Бориска стал тоже притаптывать в дощатый пол, выводить свою песню. Зэк, не останавливаясь, подивился:
– Это где ж такое поют-то? Не слыхал. Давай-ко обнимемси да ты мне ишшо разок повторишь с самого начала.
Бориска не прервал слов, которые сами хлынули в голову, еще сильнее затопал.
И от этого ходуном заходила зимовейка.
А зэк вдруг уставился на порог, от которого оттеснил Бориску. У беглого глаза полезли на лоб, изъязвленный паршой. Потому что доски с треском приподнимались, рывками дергаясь вверх. Словно бы их кто-то толкал снизу.
Бориска было зажмурился: ну никак не хотел он видеть того, чьи части тела булькали на огне.
Да и зэк, наверное, тоже, так как забился, пытаясь сорваться с места и спрятаться. Как будто от иччи спрячешься. Ноги зэка намертво припаялись к полу.
Кости с обрезками мышц откинули половицы, показался залитый кровью череп. В глазницах – темные сгустки. Остов убитого выбрался из ямы. Направился к зэку…
Бориска тоже не смог шевельнуться. Так и простоял всю ночь, видя во тьме, как один мертвяк гложет другого.
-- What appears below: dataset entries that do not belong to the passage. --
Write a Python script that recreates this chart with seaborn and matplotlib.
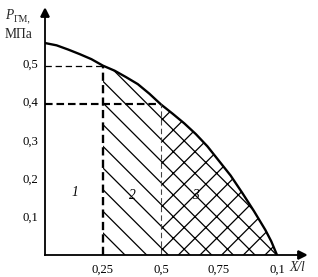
import numpy as np
import matplotlib
matplotlib.use("Agg")
import matplotlib.pyplot as plt
import seaborn as sns

# Data
x_rel = [0.0, 0.05, 0.1, 0.15, 0.2, 0.25, 0.3, 0.35, 0.4, 0.45, 0.5, 0.55, 0.6, 0.65,
         0.7, 0.75, 0.8, 0.85, 0.9, 0.95, 0.975, 1.0]
p_gm = [0.552, 0.546, 0.535, 0.523, 0.51, 0.493, 0.48, 0.463, 0.445, 0.42, 0.392, 0.368,
        0.343, 0.315, 0.283, 0.245, 0.207, 0.162, 0.115, 0.065, 0.036, 0.0]
y_ticks = [0.1, 0.2, 0.3, 0.4, 0.5]
y_tick_labels = ["0,1", "0,2", "0,3", "0,4", "0,5"]
x_ticks = [0.25, 0.5, 0.75, 1.0]
x_tick_labels = ["0,25", "0,5", "0,75", "0,1"]
zone_labels = ["1", "2", "3"]
zone_pos_x = [0.13, 0.375, 0.647]
zone_pos_y = [0.164, 0.156, 0.156]

sns.set_theme(style="white")
plt.rcParams['font.family'] = ['Liberation Serif', 'DejaVu Serif']
plt.rcParams['hatch.linewidth'] = 0.7

DPI = 130
W, H = 318, 277
fig = plt.figure(figsize=(W / DPI, H / DPI), dpi=DPI)
ax = fig.add_axes([45 / W, 22 / H, (302 - 45) / W, (255 - 13) / H])

x = np.array(x_rel)
y = np.array(p_gm)

m2 = (x >= 0.25) & (x <= 0.5)
m3 = (x >= 0.5)
ax.fill_between(x[m2], 0, y[m2], facecolor='none', edgecolor='black', hatch='\\\\', linewidth=0)
ax.fill_between(x[m3], 0, y[m3], facecolor='none', edgecolor='black', hatch='xx', linewidth=0)

sns.lineplot(x=x_rel, y=p_gm, color='black', linewidth=1.3, ax=ax)

y025 = p_gm[x_rel.index(0.25)]
y05 = p_gm[x_rel.index(0.5)]
ax.plot([0.25, 0.25], [0, y025], color='black', lw=1.3, dashes=(3.5, 1.8))
ax.plot([0, 0.25], [y025, y025], color='black', lw=0.7, dashes=(5, 3))
ax.plot([0, 0.5], [y05, y05], color='black', lw=1.2, dashes=(3.5, 1.8))
ax.plot([0.5, 0.5], [0, y05], color='#444444', lw=0.6, dashes=(5, 3))

ax.set_xlim(0, 257 / 232)
ax.set_ylim(0, 242 / 384)

for s in ['top', 'right']:
    ax.spines[s].set_visible(False)
for s in ['left', 'bottom']:
    ax.spines[s].set_color('black')
    ax.spines[s].set_linewidth(1.0)

ax.plot(1, 0, '>', color='black', ms=4, transform=ax.get_yaxis_transform(), clip_on=False)
ax.plot(0, 1, '^', color='black', ms=4, transform=ax.get_xaxis_transform(), clip_on=False)

ax.set_yticks(y_ticks)
ax.set_yticklabels(y_tick_labels)
ax.set_xticks(x_ticks)
ax.set_xticklabels(x_tick_labels)
ax.set_xticks([0.125], minor=True)
ax.tick_params(axis='both', which='both', direction='inout', length=4, width=0.8,
               color='black', labelsize=7, labelcolor='black', pad=1.5)
ax.tick_params(axis='x', which='minor', direction='in', length=2.5)
ax.tick_params(axis='x', pad=3)
ax.grid(False)

for lab, zx, zy in zip(zone_labels, zone_pos_x, zone_pos_y):
    ax.text(zx, zy, lab, fontsize=7.5, style='italic', ha='center', va='center', color='black')

# Axis labels
fig.text(5 / W, 1 - 19 / H, "P", fontsize=7.5, style='italic', ha='left', va='baseline')
fig.text(14 / W, 1 - 21 / H, "ГМ,", fontsize=5.5, ha='left', va='baseline')
fig.text(5 / W, 1 - 38 / H, "МПа", fontsize=7.5, ha='left', va='baseline')
fig.text(289 / W, 1 - 271 / H, "X/l", fontsize=7.5, style='italic', ha='left', va='baseline')

fig.savefig("out.png", dpi=DPI)
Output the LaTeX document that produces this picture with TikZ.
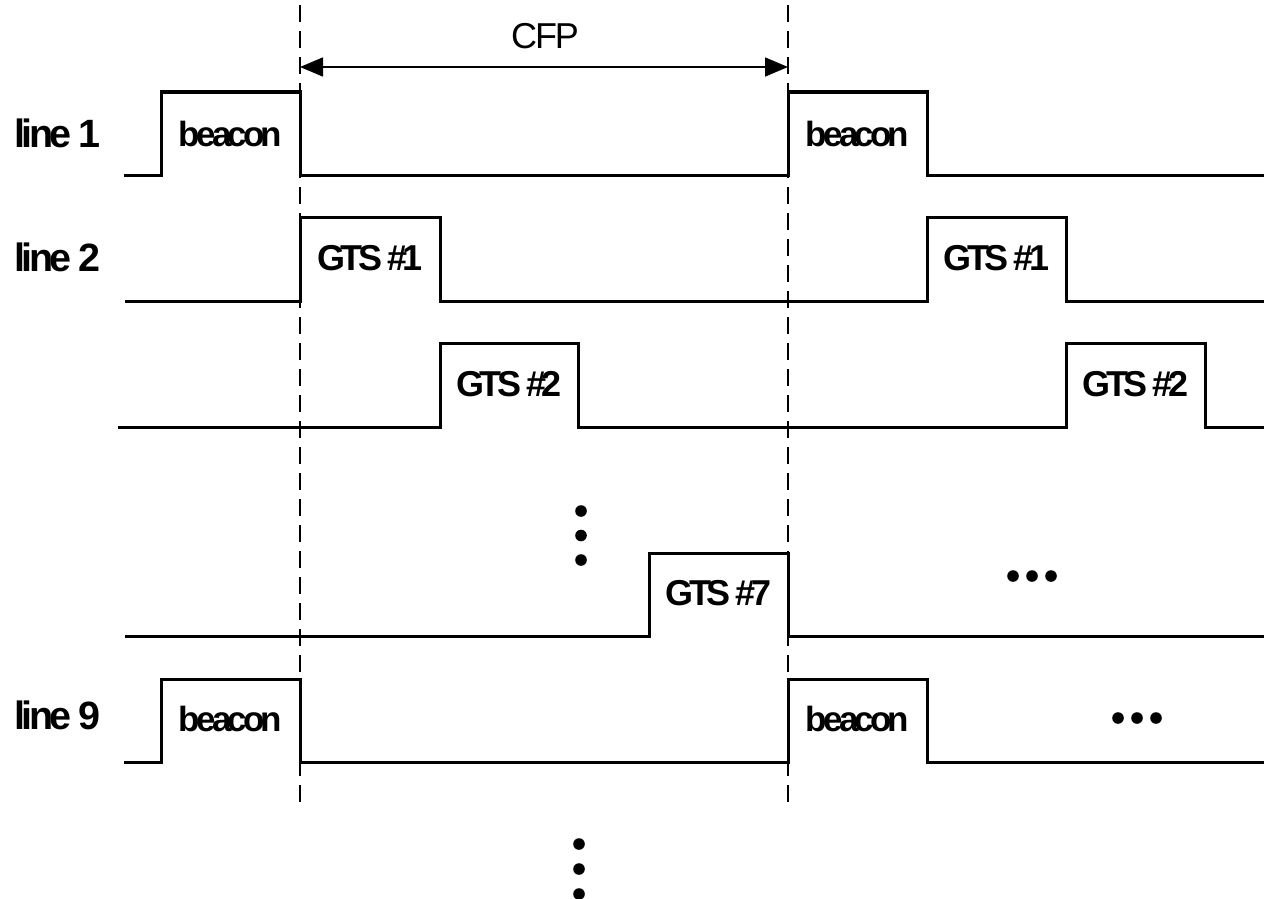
\documentclass[tikz,border=0pt]{standalone}
\usepackage{fontspec}
\setmainfont{Liberation Sans}
\newfontfamily\rowfont[LetterSpace=-9]{Liberation Sans}
\newfontfamily\pulsefont[LetterSpace=-11]{Liberation Sans}
\newfontfamily\gtsfont[LetterSpace=-13]{Liberation Sans}
\newfontfamily\cfpfont[LetterSpace=-6]{Liberation Sans}
\usetikzlibrary{arrows.meta}
\begin{document}
\begin{tikzpicture}[x=1pt,y=-1pt,
  sig/.style={line width=3pt, line join=miter},
  guide/.style={line width=1.8pt, dash pattern=on 17pt off 9pt},
  dimarrow/.style={line width=1.6pt, {Triangle[length=23pt,width=19pt]}-{Triangle[length=23pt,width=19pt]}},
  rowlbl/.style={inner sep=0pt, anchor=base west, font=\rowfont\bfseries\fontsize{39.5}{44}\selectfont},
  beaconlbl/.style={inner sep=0pt, anchor=base, font=\pulsefont\bfseries\fontsize{35}{40}\selectfont},
  gtslbl/.style={inner sep=0pt, anchor=base, font=\gtsfont\bfseries\fontsize{36}{40}\selectfont},
  cfplbl/.style={inner sep=0pt, anchor=base, font=\cfpfont\fontsize{36}{40}\selectfont},
  dot/.style={fill=black}
]
\useasboundingbox (0,0) rectangle (1264,899);

% guide lines
\coordinate (g1top) at (300,5);
\coordinate (g1bot) at (300,805);
\coordinate (g2top) at (788,5);
\coordinate (g2bot) at (788,805);
\draw[guide] (g1top) -- (g1bot);
\draw[guide] (g2top) -- (g2bot);

% CFP arrow
\coordinate (cfpL) at (300,67);
\coordinate (cfpR) at (788,67);
\draw[dimarrow] (cfpL) -- (cfpR);
\node[cfplbl] (cfp) at (545,49) {CFP};

% signals
\draw[sig] (124,175) -- (161,175) -- (161,92) -- (300,92) -- (300,175) -- (788,175) -- (788,92) -- (927,92) -- (927,175) -- (1264,175);
\draw[sig] (125,301) -- (300,301) -- (300,217) -- (440,217) -- (440,301) -- (927,301) -- (927,217) -- (1066,217) -- (1066,301) -- (1264,301);
\draw[sig] (118,427) -- (440,427) -- (440,343) -- (578,343) -- (578,427) -- (1066,427) -- (1066,343) -- (1205,343) -- (1205,427) -- (1264,427);
\draw[sig] (125,636) -- (649,636) -- (649,553) -- (788,553) -- (788,636) -- (1264,636);
\draw[sig] (124,762) -- (161,762) -- (161,679) -- (300,679) -- (300,762) -- (788,762) -- (788,679) -- (927,679) -- (927,762) -- (1264,762);

% row labels
\node[rowlbl] (l1) at (14,147) {line 1};
\node[rowlbl] (l2) at (14,271) {line 2};
\node[rowlbl] (l9) at (14,729) {line 9};

% pulse labels
\node[beaconlbl] (b1) at (230.5,146) {beacon};
\node[beaconlbl] (b2) at (857.5,146) {beacon};
\node[gtslbl] (g1a) at (370,270) {GTS \#1};
\node[gtslbl] (g1b) at (996.5,270) {GTS \#1};
\node[gtslbl] (g2a) at (509,396) {GTS \#2};
\node[gtslbl] (g2b) at (1135.5,396) {GTS \#2};
\node[gtslbl] (g7) at (718.5,605) {GTS \#7};
\node[beaconlbl] (b3) at (230.5,731) {beacon};
\node[beaconlbl] (b4) at (857.5,731) {beacon};

% ellipses
\fill[dot] (581,511) circle (5.8pt) (581,535.5) circle (5.8pt) (581,560) circle (5.8pt);
\fill[dot] (1013,576) circle (5.8pt) (1032,576) circle (5.8pt) (1051,576) circle (5.8pt);
\fill[dot] (1118,718) circle (5.8pt) (1137,718) circle (5.8pt) (1156,718) circle (5.8pt);
\fill[dot] (579,844) circle (5.8pt) (579,869) circle (5.8pt) (579,894) circle (5.8pt);
\end{tikzpicture}
\end{document}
Утреннего света было не разглядеть, потому что казанок выкипел и жирный вонючий чад превратил зимовейку в преисподнюю.
То, что пришел новый день, Бориска понял по отмякшим ступням и сразу же бросился прочь.
А от запаха пропастины уже не смог избавиться никогда.
В «Александровском Централе», психушке соседней области для особого контингента, Бориска оказался через четыре года скитаний. Душегубка, тюряга, ад, пропащее место – как только не называли эту больницу в старинном сибирском селе.
Но именно Централ дал Бориске возможность побыть человеком. Правда, недолго. Лекарства остановили духов, которые гнались за ним от самого Приленья, и теперь иччи бродили где-то далеко, лишь изредка тревожа душу воплями.
А врачи и соцработник Валентина Михайловна, крикливая тетка, от которой пахло хлебом, откопали в Борискиной голове ту малость, что он знал о матери и родной Натаре.
По всему выходило, что малолетний шизофреник – безродный сирота. Село Натара закрыто еще в прошлом веке как бесперспективное, а несколько семей промысловиков и золотодобывателей, хоть и жили в нем, но среди живых по документам не числились. Было решено за два-три года привить сироте кое-какие навыки для жизни в обществе, подлечить его, да и отправить в детский дом.
Бориске это понравилось. И ради казенной койки, уроков в школе, а потом и обучения чистой профессии по изготовлению обуви для заключенных он готов был терпеть все: лекарства, после которых было тяжко даже голову поднять, выходки соседей по корпусу, их бесконечное нытье: «Жрать хочу! Повара, медсестры, санитары – воры! Дерьмом кормят, а сами домой полные сумки волокут!»
Про сумки – правда. А про дерьмо – нет. Кормили трижды в день, и каждый раз давали по кусочку хлеба. Рыбный суп пах не хуже вареных оленьих кишок, которые изредка натарские охотники дарили его матери, беспутной Дашке.
Больные плевали в суп и опрокидывали тарелки в чан с отходами. А Бориска съедал все до капли. За это его невзлюбили.
Но не беда – Бориска и в Натаре не знал чьей-то любви, его, бывало, жалели, особенно мать Дашка, но чаще им тяготились. И он привык.